Time was an enterprise developing an application had its choices for application frameworks, and they were safe: J2EE or some flavor of Microsoft. True, this was always a fiction, as Perl, PHP and a variety of other dynamic languages were the don’t ask don’t tell glue that actually held everything together and, you know, got stuff done. But at strategic levels – as far as the CIO saw things, in other words – the choices were pretty straightforward: to Microsoft, or to not-Microsoft with Java.
But this is, of course, old news. Both because I’ve written it up previously and because enterprises today are living this; CIOs are mandating compliance to strategic platforms while time-pressed and resource short teams are resorting to whatever gets the job done.
What we only touched on before, however, was the role that development frameworks are playing in this fragmentation of developer targets.
Rails may be the best known of the developer frameworks; its visibility is such that some are more familiar with it than the language its aligned with – Ruby. And indeed Rails is in many respects the epitome of what frameworks can be, for better and for worse. On the plus side, its constraints mean massive productivity gains versus designing from scratch. But while Rails is excels at the generation of new applications of a particular style, it is less adept at migrating in existing applications or the construction of many kinds of applications. To be fair, Rails has worked at the first problem and as to the latter, it has never harbored any ambitions of being all things to all people.

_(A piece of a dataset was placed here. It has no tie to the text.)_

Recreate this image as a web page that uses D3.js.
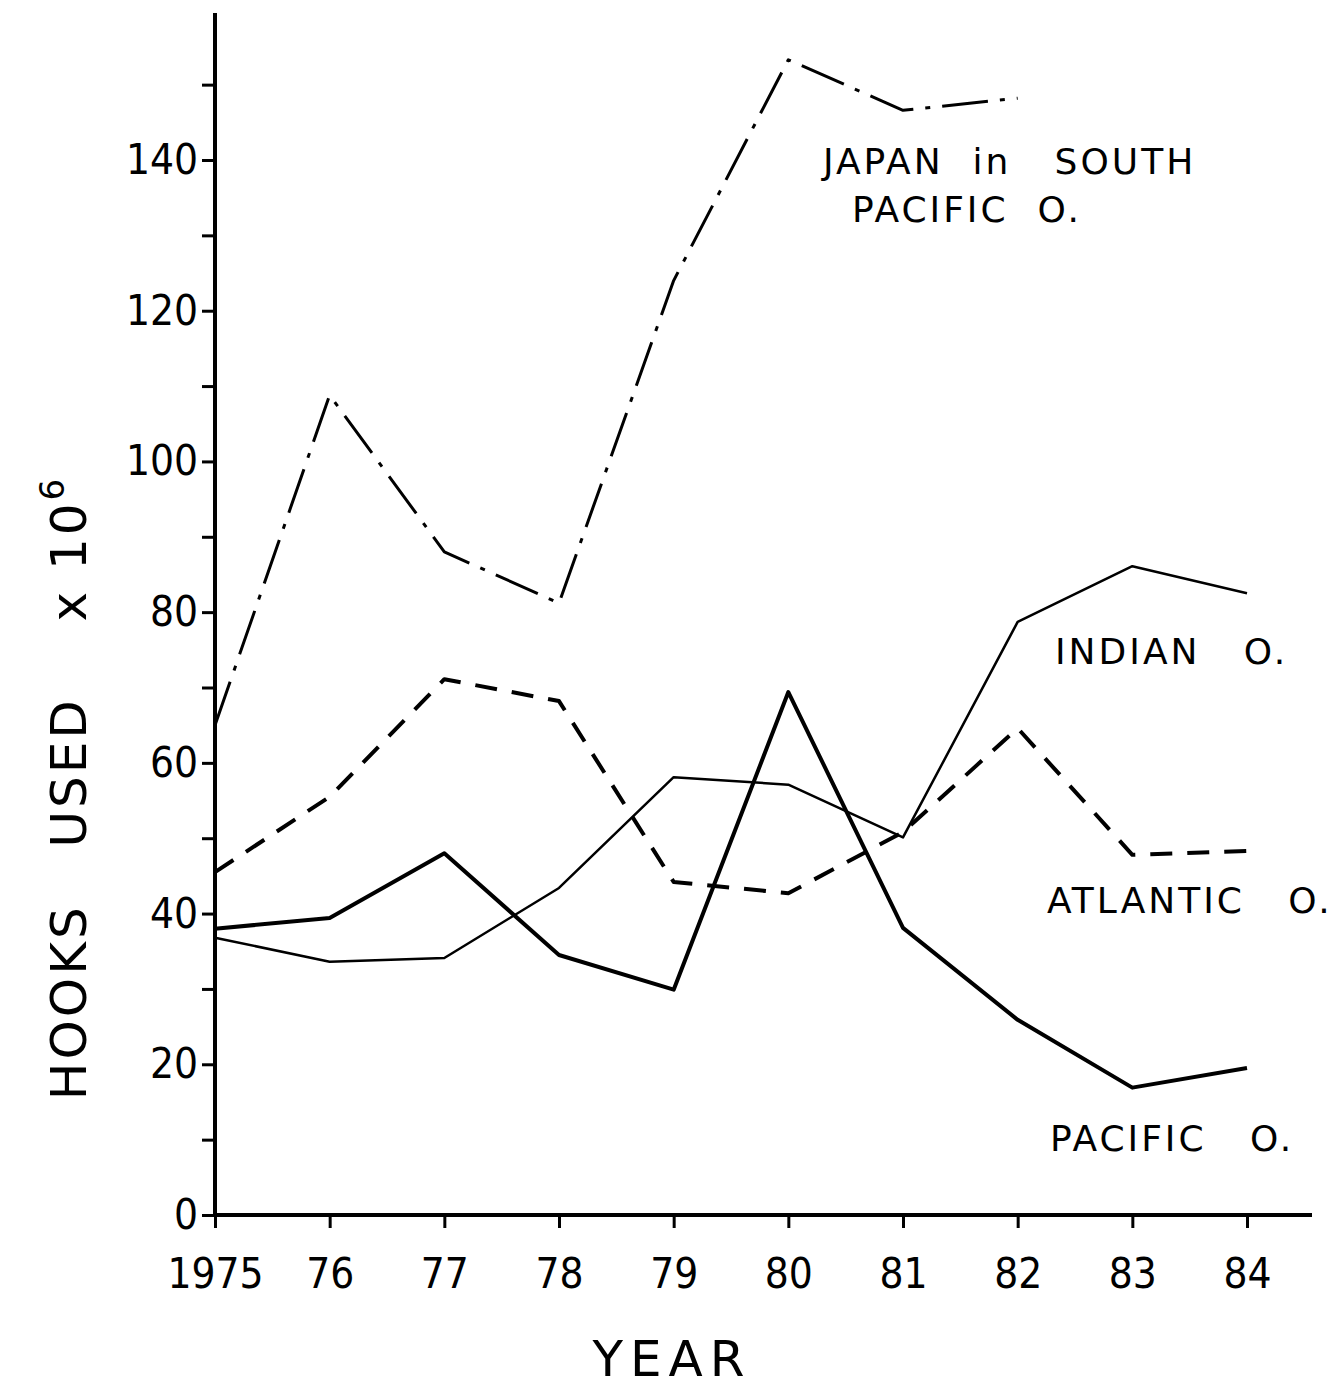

Around the Rails framework we’ve seen a fair amount of activity, the beginnings of legitimate ecosystem even. It’s famously been ported to other, non Ruby languages – see Steve Yegge’s Javascript port. Perhaps more importantly, it has something even Java never really had: good hosting options. With options like Heroku – who’s designed to make Rails deployment and hosting seamless – available, the barriers to entry for developers working with frameworks are falling fast.
Which is why the investments from Zend in – and growth of – its eponymous framework make sense. If you want, as Zend does, to sell PHP in to enterprises, a commercially supported framework is an excellent tactic. There are certainly no shortage of PHP frameworks around – while I was in Denver, I saw Alex go through close to half a dozen – but businesses need a surer bet and, frankly, fewer options. Rails remains the clear choice for Ruby, DJango is the favorite for Pythonistas and – at least within its target market – the Zend Framework is a good bet for PHP.
Questions remain, of course. Enterprises were willing to bet on Java and Microsoft because they were going to be around. And while most of today’s frameworks will still be around, it’s often difficult to project how they will be performing and evolving relative to their competition. Particularly in a market which is seeing and increased rate of fragmentation for development targets.
What the longer term implications of the surge in popularity in development frameworks – and web frameworks in particular – has yet to be determined, regardless of what the CIO might tell you. What is quite clear at this point, however, is that the immediate and observable benefits to their usage are the proverbial genie that cannot be put back in the bottle.
When I’m asked what I expect the fates of development frameworks in general to be vis a vis the enterprise, my answer is simple: gradual acceptance. While CIOs won’t embrace them, instinctively – and probably rightfully – fearing a dependence on application platforms with uncertain futures, their promise is proving to be too much to overcome. Much like the dynamic languages they’re composed of, development frameworks allow fewer people to more done more quickly. That’s a difficult proposition to argue against. IT will attempt to hold them to tactical duties, with the possible exceptions of commercially supported frameworks, but those restrictions won’t hold indefinitely, particularly in the face of tighter budgets and shorter staffs.
For their part, however, the frameworks that would want to see adoption in commercial settings would do well to consider adapting their models to enterprise needs. Predictable change, backwards compatibility, stable ABI/API, all of these things are concerns for enterprises. The frameworks that do the best at comprehending that, then, will have a leg up in commercial settings.
Whatever the fate of these frameworks within the enterprise, the strategic tools mandated and imposed from the CIOs office must be competitive with the likes of Django, Rails, and the Zend Framework. If they aren’t, CIOs will find the future looking much like the present, where the strategic platforms are eschewed in favor of the tools that get stuff done.
Separately, we’re going to see increased commercial investment into the framework space, whether that’s in Zend-style framework development and support or Engine Yard or Heroku-ish framework-led deployment, hosting and maintenance.
Disclaimer: Microsoft and Zend are RedMonk customers.